Scholars estimate that over four centuries between eleven and fifteen million men, women, and children were deported and survived the horrors of the “middle passage” to reach America. Many more than that figure died during the wars of captivity and the crossing, when three out of every ten perished.
The figures for the West Indies alone are striking: of every one hundred captives who left the African coast, eight-four reached the West Indies; one-third of these died in three years. Therefore, for every fifty-six slaves on the plantations at the end of three years, forty-four had perished (Williams, 147).
Daily Lives of Slaves
Slaves waiting to be sold
The slave was a slave for life, and any children were destined to slavery. It was the very empire of death, a slow death, even if the life-span of the slave, virtually throughout the Americas, was estimated at seven years. Work under the supervision of a taskmaster was from sunrise to sunset and was enforced by the discipline of the whip….

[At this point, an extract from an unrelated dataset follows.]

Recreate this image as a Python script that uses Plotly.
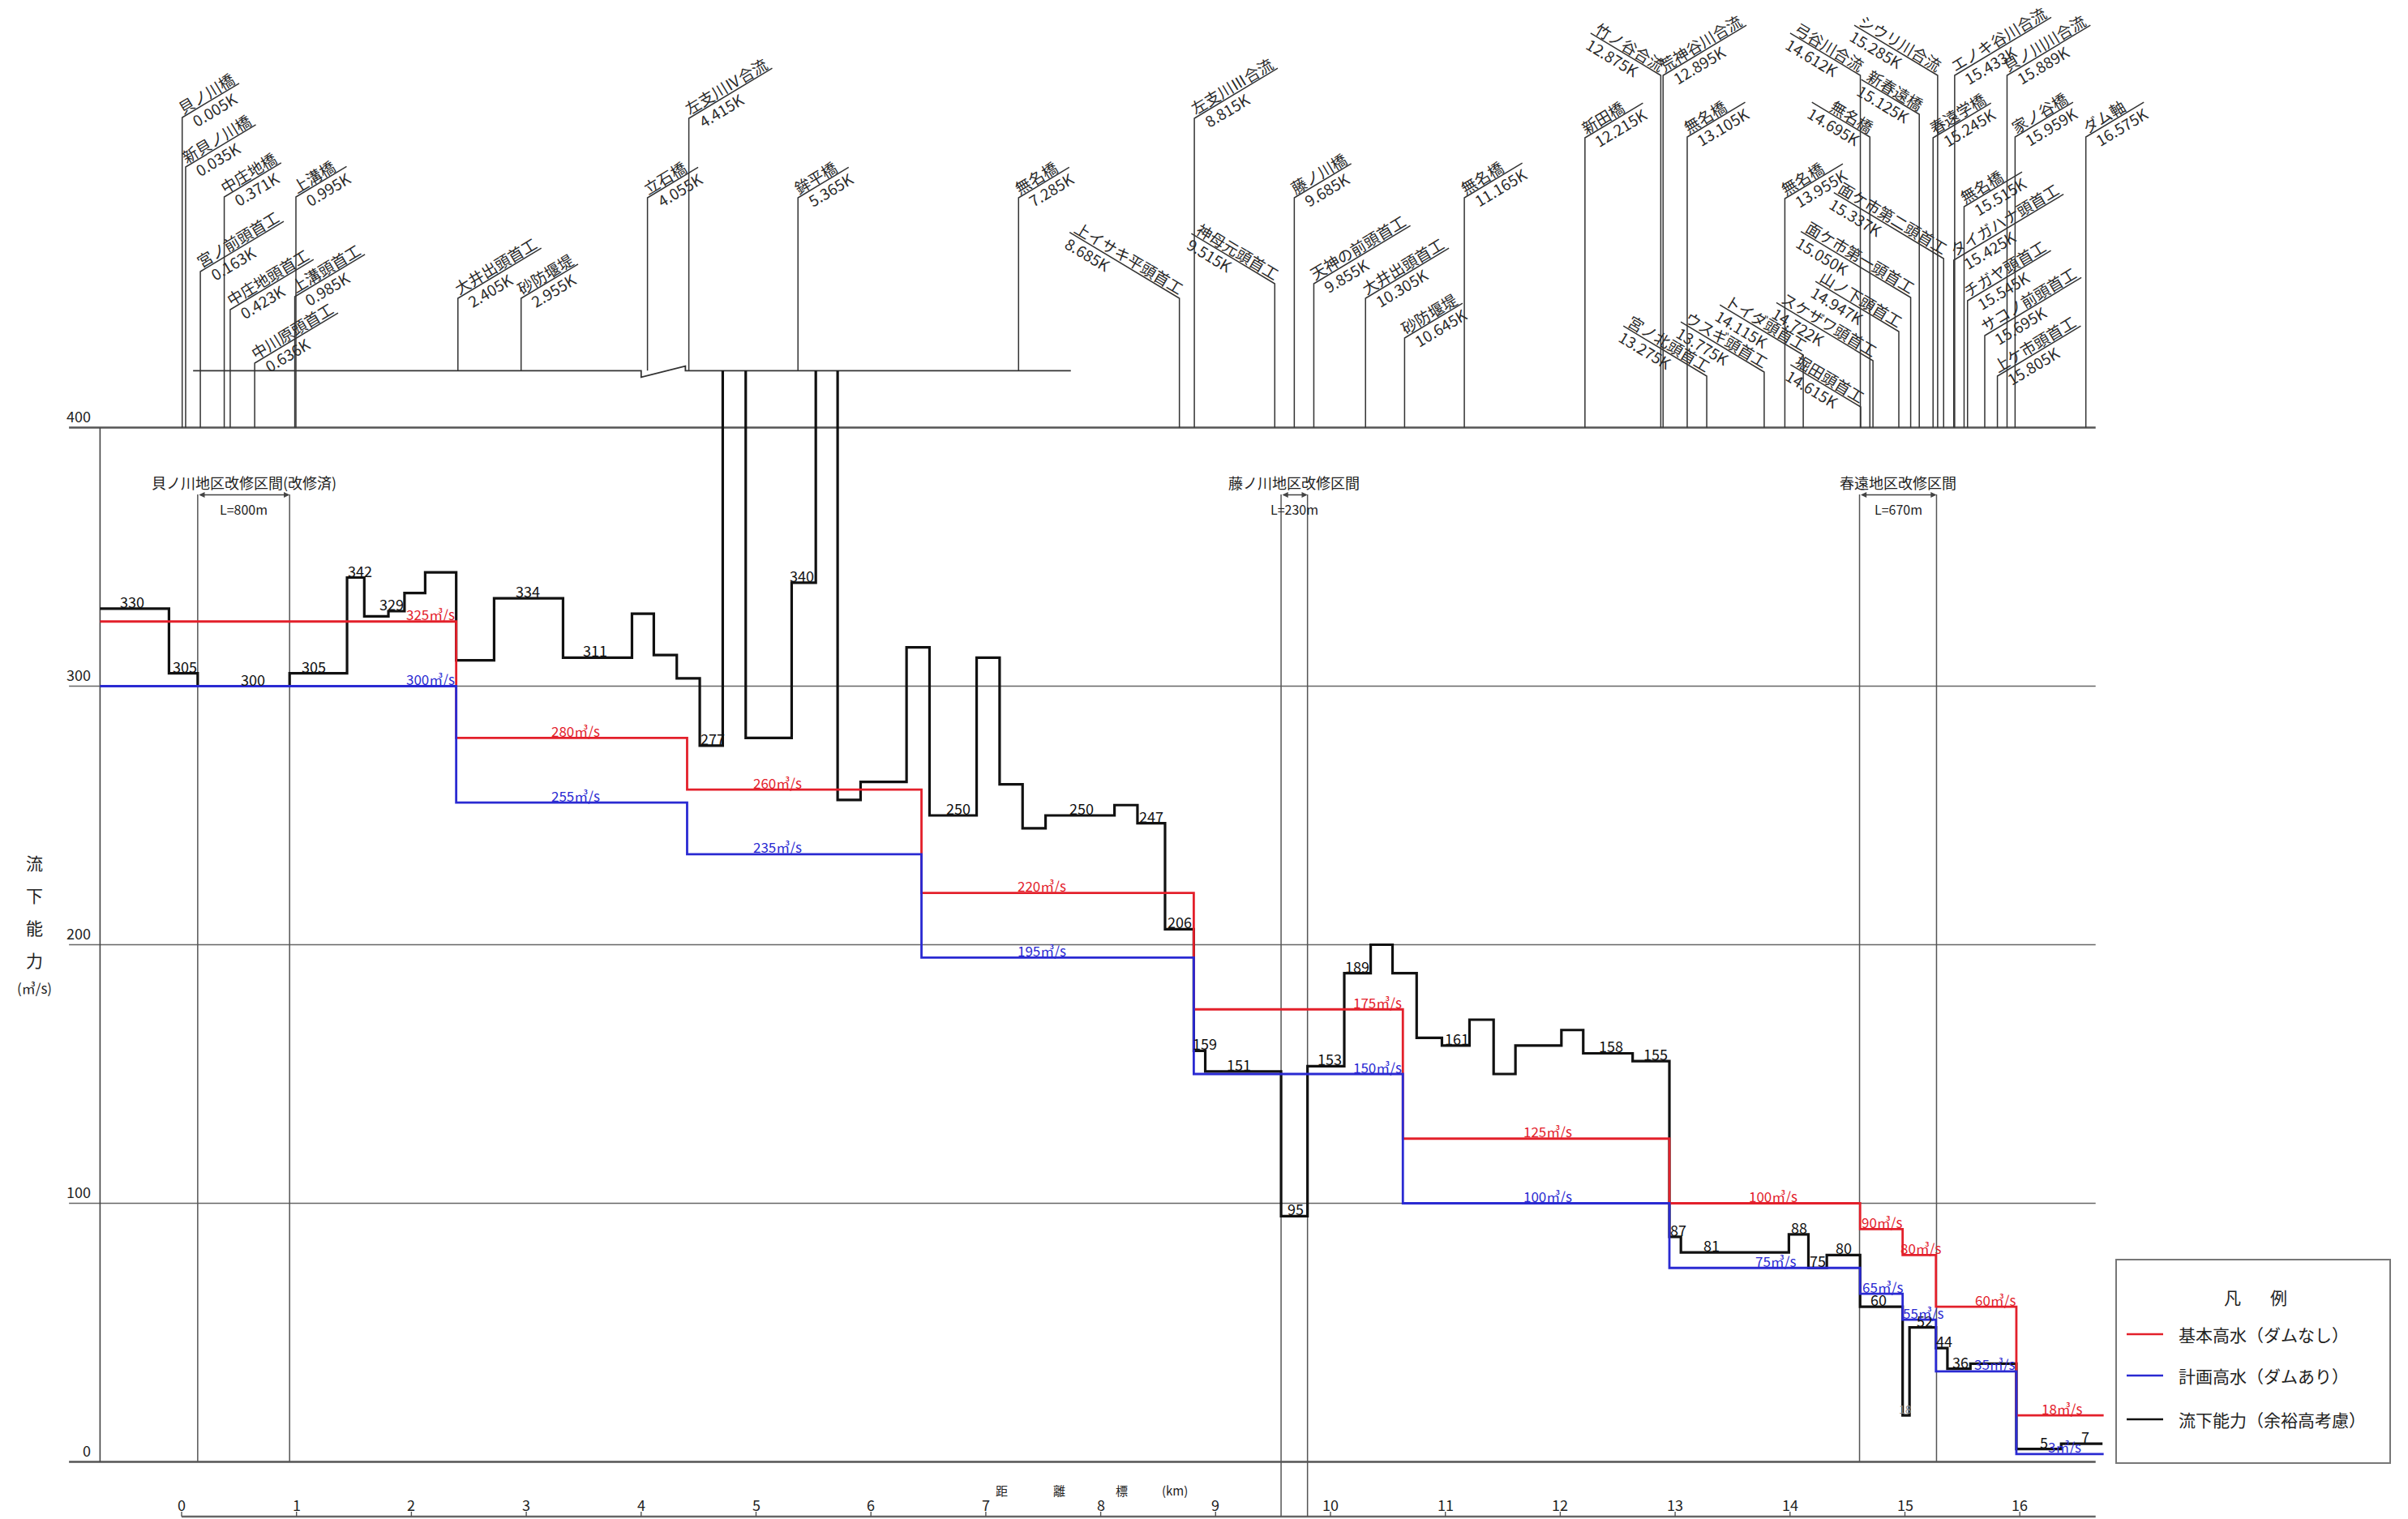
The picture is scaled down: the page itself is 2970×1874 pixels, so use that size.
import math
import plotly.graph_objects as go

FONT = "Noto Sans CJK JP"

# ---------------------------------------------------------------- data
# 流下能力（余裕高考慮）: section breakpoints [km] and capacity of each section [m3/s]
CAP_KM = [-0.71, -0.11, 0.14, 0.94, 1.44, 1.59, 1.80, 1.94, 2.12, 2.39,
          2.72, 3.32, 3.92, 4.11, 4.31, 4.51, 4.71, 4.91, 5.31, 5.52,
          5.71, 5.91, 6.31, 6.51, 6.92, 7.12, 7.32, 7.52, 8.12, 8.32,
          8.56, 8.81, 8.91, 9.57, 9.80, 10.12, 10.35, 10.54, 10.75, 10.97,
          11.21, 11.42, 11.61, 12.01, 12.20, 12.63, 12.95, 13.05, 13.99, 14.16,
          14.32, 14.61, 14.98, 15.04, 15.27, 15.37, 15.57, 15.97, 16.36, 16.72]
# None = capacity beyond the vertical scale
CAP_VAL = [330, 305, 300, 305, 342, 327, 329, 336, 344, 310,
           334, 311, 328, 312, 303, 277, None, 280, 340, None,
           256, 263, 315, 250, 311, 262, 245, 250, 254, 247,
           206, 159, 151, 95, 153, 189, 200, 189, 164, 161,
           171, 150, 161, 167, 158, 155, 87, 81, 88, 75,
           80, 60, 18, 52, 44, 36, 38, 5, 7]
# km at which a capacity value is written
CAP_LABEL_KM = [-0.43, 0.03, 0.62, 1.15, 1.55, 1.83, 3.01, 3.60, 4.62, 5.40,
                6.76, 7.83, 8.44, 8.69, 8.905, 9.20, 9.70, 9.99, 10.23, 11.10,
                12.44, 12.83, 13.03, 13.32, 14.08, 14.24, 14.47, 14.77, 15.00, 15.17,
                15.34, 15.48, 16.21, 16.57]

# 基本高水（ダムなし） and 計画高水（ダムあり）
FLOW_KM = [-0.71, 2.39, 4.40, 6.44, 8.81, 10.63, 12.95, 14.61, 14.98, 15.27, 15.97, 16.73]
BASIC_VAL = [325, 280, 260, 220, 175, 125, 100, 90, 80, 60, 18]
PLAN_VAL = [300, 255, 235, 195, 150, 100, 75, 65, 55, 35, 3]
BASIC_LABEL_KM = [2.17, 3.43, 5.19, 7.49, 10.41, 11.89, 13.85, 14.80, 15.14, 15.79, 16.37]
PLAN_LABEL_KM = [2.17, 3.43, 5.19, 7.49, 10.41, 11.89, 13.88, 14.81, 15.16, 15.78, 16.39]

# structures along the river
STATION_NAME = ["貝ノ川橋", "新貝ノ川橋", "宮ノ前頭首工", "中庄地橋", "中庄地頭首工",
                "中川原頭首工", "上溝頭首工", "上溝橋", "大井出頭首工", "砂防堰堤",
                "立石橋", "左支川Ⅳ合流", "鉾平橋", "無名橋", "上イサキ平頭首工",
                "左支川Ⅲ合流", "神母元頭首工", "藤ノ川橋", "天神の前頭首工", "大井出頭首工",
                "砂防堰堤", "無名橋", "新田橋", "竹ノ谷合流", "荒神谷川合流",
                "無名橋", "宮ノ北頭首工", "ウスギ頭首工", "無名橋", "トイダ頭首工",
                "弓谷川合流", "堀田頭首工", "無名橋", "スケザワ頭首工", "山ノ下頭首工",
                "面ケ市第一頭首工", "新春遠橋", "春遠学橋", "シウリ川合流", "面ケ市第二頭首工",
                "タイガハナ頭首工", "エノキ谷川合流", "無名橋", "チガヤ頭首工", "サコノ前頭首工",
                "上ケ市頭首工", "貝ノ川川合流", "家ノ谷橋", "ダム軸"]
STATION_KM = [0.005, 0.035, 0.163, 0.371, 0.423,
              0.636, 0.985, 0.995, 2.405, 2.955,
              4.055, 4.415, 5.365, 7.285, 8.685,
              8.815, 9.515, 9.685, 9.855, 10.305,
              10.645, 11.165, 12.215, 12.875, 12.895,
              13.105, 13.275, 13.775, 13.955, 14.115,
              14.612, 14.615, 14.695, 14.722, 14.947,
              15.050, 15.125, 15.245, 15.285, 15.337,
              15.425, 15.433, 15.515, 15.545, 15.695,
              15.805, 15.889, 15.959, 16.575]

# improvement reaches
REACH_NAME = ["貝ノ川地区改修区間(改修済)", "藤ノ川地区改修区間", "春遠地区改修区間"]
REACH_START = [0.14, 9.57, 14.605]
REACH_END = [0.94, 9.80, 15.275]

Y_TICKS = [0, 100, 200, 300, 400]
X_TICKS = list(range(0, 17))

LEGEND_TEXT = ["基本高水（ダムなし）", "計画高水（ダムあり）", "流下能力（余裕高考慮）"]

# ---------------------------------------------------------------- layout helpers
W, H = 2970, 1874
KM_PX = 141.7          # pixels per km
UNIT_PX = 3.19         # pixels per m3/s
ORIGIN_X = 224.0       # pixel column of km 0
ORIGIN_Y = 1803.5      # pixel row of 0 m3/s

RED = "#e3202b"
BLUE = "#2a2ad2"
BLACK = "#111111"
GRID = "#666666"
INK = "#222222"

FRAME_LEFT = -0.71
GRID_LEFT = -0.98
GRID_RIGHT = 16.66
UPPER_REF = 422        # level of the upper reference line above the chart


def km_of(px):
    return (px - ORIGIN_X) / KM_PX


def val_of(py):
    return (ORIGIN_Y - py) / UNIT_PX


def px_of(km):
    return ORIGIN_X + km * KM_PX


def py_of(v):
    return ORIGIN_Y - v * UNIT_PX


def text_width(s, size):
    em = 0.0
    for ch in s:
        if ord(ch) >= 0x2100:
            em += 1.0
        elif ch.isdigit():
            em += 0.555
        elif ch == ".":
            em += 0.28
        elif ch == "K":
            em += 0.6
        else:
            em += 0.55
    return em * size


fig = go.Figure()
annotations = []
shapes = []


def lines(xs, ys, color, width, shape="linear"):
    fig.add_trace(go.Scatter(x=xs, y=ys, mode="lines",
                             line=dict(color=color, width=width, shape=shape),
                             hoverinfo="skip", showlegend=False))


def text(x, y, s, size, color=INK, xanchor="center", yanchor="middle",
         angle=0, yshift=0):
    annotations.append(dict(x=x, y=y, xref="x", yref="y", text=s, showarrow=False,
                            font=dict(family=FONT, size=size, color=color),
                            xanchor=xanchor, yanchor=yanchor, textangle=angle,
                            yshift=yshift, borderpad=0))


# ---------------------------------------------------------------- grid / frame
for v in Y_TICKS:
    heavy = v in (0, 400)
    lines([GRID_LEFT, GRID_RIGHT], [v, v], "#555555" if heavy else GRID,
          2.6 if heavy else 1.5)
    text(km_of(113), v, str(v), 18, xanchor="right", yanchor="bottom", yshift=1)
lines([FRAME_LEFT, FRAME_LEFT], [0, 400], "#444444", 1.6)

# y-axis title written vertically
for i, ch in enumerate("流下能力"):
    text(km_of(42), val_of(1064 + 40 * i), ch, 21)
text(km_of(42), val_of(1218), "(㎥/s)", 17)

# distance axis at the bottom
axis_v = val_of(1871)
lines([0, GRID_RIGHT], [axis_v, axis_v], "#666666", 2.6)
tx, ty = [], []
for k in X_TICKS:
    tx += [k, k, None]
    ty += [axis_v, val_of(1865), None]
    text(k, val_of(1856), str(k), 18)
lines(tx, ty, "#555555", 1.4)
for ch, px in zip(["距", "離", "標", "(km)"], [1235, 1306, 1383, 1449]):
    text(km_of(px), val_of(1838), ch, 15)

# ---------------------------------------------------------------- improvement reaches
rx, ry = [], []
for name, a, b in zip(REACH_NAME, REACH_START, REACH_END):
    bottom = axis_v if name.startswith("藤") else 0
    for k in (a, b):
        rx += [k, k, None]
        ry += [val_of(610), bottom, None]
    mid = (a + b) / 2
    text(mid, val_of(595), name, 18)
    text(mid, val_of(628), "L=%dm" % round((b - a) * 1000), 16)
    annotations.append(dict(x=b, y=val_of(610.5), ax=a, ay=val_of(610.5),
                            xref="x", yref="y", axref="x", ayref="y", text="",
                            showarrow=True, arrowhead=2, arrowside="end+start",
                            arrowsize=1.1, arrowwidth=1.3, arrowcolor="#444444",
                            standoff=0, startstandoff=0))
lines(rx, ry, "#555555", 1.5)

# ---------------------------------------------------------------- structure leaders
UPPER_FOOT = {8, 9, 10, 11, 12, 13}
LEFT_SIDE = {14, 16, 23, 26, 27, 29, 30, 31, 32, 33, 34, 35, 36, 38, 39}
LEADER_TOP_PX = [145, 206, 335, 243, 382, 448, 366, 243, 368, 368,
                 244, 146, 244, 244, 368, 146, 350, 244, 350, 368,
                 417, 244, 170, 93, 93, 169, 464, 459, 245, 438,
                 93, 502, 169, 445, 409, 367, 141, 170, 93, 319,
                 321, 93, 255, 371, 414, 464, 93, 169, 169]

# upper reference line with a break mark
lines([0.10, 4.00, 4.00, 4.385, 4.385, 7.74],
      [UPPER_REF, UPPER_REF, UPPER_REF - 2.5, UPPER_REF + 1.8, UPPER_REF, UPPER_REF],
      "#333333", 1.8)

FS = 19
ANG = 31
ca, sa = math.cos(math.radians(ANG)), math.sin(math.radians(ANG))
OFF = 11
lx, ly = [], []
for i, (name, km) in enumerate(zip(STATION_NAME, STATION_KM)):
    x0 = px_of(km)
    top = LEADER_TOP_PX[i]
    foot = py_of(UPPER_REF if i in UPPER_FOOT else 400)
    ktxt = "%.3fK" % km
    wn, wk = text_width(name, FS), text_width(ktxt, FS)
    length = max(wn + 6, wk + 14)
    if i in LEFT_SIDE:
        ex, ey = x0 - length * ca, top - length * sa
        ux, uy = ca, sa
        nx, ny = sa, -ca
        nc = (x0 - (3 + wn / 2) * ux + OFF * nx, top - (3 + wn / 2) * uy + OFF * ny)
        kc = (ex + (4 + wk / 2) * ux - OFF * nx, ey + (4 + wk / 2) * uy - OFF * ny)
        angle = ANG
    else:
        ex, ey = x0 + length * ca, top - length * sa
        ux, uy = ca, -sa
        nx, ny = -sa, -ca
        nc = (x0 + (3 + wn / 2) * ux + OFF * nx, top + (3 + wn / 2) * uy + OFF * ny)
        kc = (x0 + (10 + wk / 2) * ux - OFF * nx, top + (10 + wk / 2) * uy - OFF * ny)
        angle = -ANG
    lx += [km, km, km_of(ex), None]
    ly += [val_of(foot), val_of(top), val_of(ey), None]
    text(km_of(nc[0]), val_of(nc[1]), name, FS, color="#2a2a2a", angle=angle)
    text(km_of(kc[0]), val_of(kc[1]), ktxt, FS, color="#2a2a2a", angle=angle)
lines(lx, ly, "#333333", 1.5)

# ---------------------------------------------------------------- flow profiles
# capacity: sections beyond the scale rise to the upper reference line and break there
cx, cy = [], []
for j, v in enumerate(CAP_VAL):
    a, b = CAP_KM[j], CAP_KM[j + 1]
    if v is None:
        cx += [a, None, b]
        cy += [UPPER_REF, None, UPPER_REF]
    else:
        cx += [a, b]
        cy += [v, v]
lines(cx, cy, BLACK, 3.2)
lines(FLOW_KM, BASIC_VAL + [BASIC_VAL[-1]], RED, 2.8, "hv")
lines(FLOW_KM, PLAN_VAL + [PLAN_VAL[-1]], BLUE, 2.8, "hv")


def section_index(breaks, k):
    for j in range(len(breaks) - 1):
        if breaks[j] <= k < breaks[j + 1]:
            return j
    return len(breaks) - 2


for k in CAP_LABEL_KM:
    j = section_index(CAP_KM, k)
    v = CAP_VAL[j]
    # a value inside a very narrow dip is written small and faint
    narrow = CAP_KM[j + 1] - CAP_KM[j] < 0.08
    text(k, v, str(v), 14 if narrow else 18, color="#8a8a8a" if narrow else BLACK,
         yshift=8 if narrow else 9)
for k in BASIC_LABEL_KM:
    v = BASIC_VAL[section_index(FLOW_KM, k)]
    text(k, v, "%d㎥/s" % v, 17, color=RED, yshift=9)
for k in PLAN_LABEL_KM:
    v = PLAN_VAL[section_index(FLOW_KM, k)]
    text(k, v, "%d㎥/s" % v, 17, color=BLUE, yshift=9)

# ---------------------------------------------------------------- legend box
shapes.append(dict(type="rect", xref="x", yref="y",
                   x0=km_of(2610), x1=km_of(2948), y0=val_of(1805), y1=val_of(1554),
                   line=dict(color="#777777", width=2), fillcolor="white", layer="below"))
text(km_of(2753), val_of(1600), "凡", 21)
text(km_of(2810), val_of(1600), "例", 21)
for label, color, py in zip(LEGEND_TEXT, [RED, BLUE, BLACK], [1646, 1697, 1751]):
    lines([km_of(2623), km_of(2668)], [val_of(py), val_of(py)], color, 2.6)
    text(km_of(2686), val_of(py), label, 21, xanchor="left")

fig.update_layout(
    width=W, height=H, autosize=False,
    margin=dict(l=0, r=0, t=0, b=0, pad=0),
    paper_bgcolor="white", plot_bgcolor="white",
    showlegend=False,
    xaxis=dict(range=[km_of(0), km_of(W)], visible=False, fixedrange=True),
    yaxis=dict(range=[val_of(H), val_of(0)], visible=False, fixedrange=True),
    annotations=annotations,
    shapes=shapes,
    font=dict(family=FONT),
)

fig.write_html("out.html", config={"displayModeBar": False})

Tortures reserved for rebellious or lazy slaves were not evidence of the particular cruelty of some masters, but simply part of the structure of the daily practice of slavery. To apply a red-hot iron to the tender parts of the slave, to tie him to a stake so that insects gnawed him to death, to burn him alive, to chain him, to set dogs or snakes at his heels, to rape negresss, served above all to express absolute domination.
Laennec Hurbon, “The Slave Trade and Black Slavery in America,” Concilium, 111
A Boon for Capitalism

Confederate bill
In spite of the depreciation from death among the cargo, the slave trade realized enormous profits and was central to the growth of capitalism. It “kept the wheels of metropolitan industry turning; it stimulated navigation and shipbuilding and employed seamen; it raised fishing villages into flourishing cities; it gave sustenance to new industries based on the processing of colonial raw materials; it yielded large profits which were plowed back into metropolitan industry; and finally, it gave rise to an unprecedented commerce…” (Williams, 148).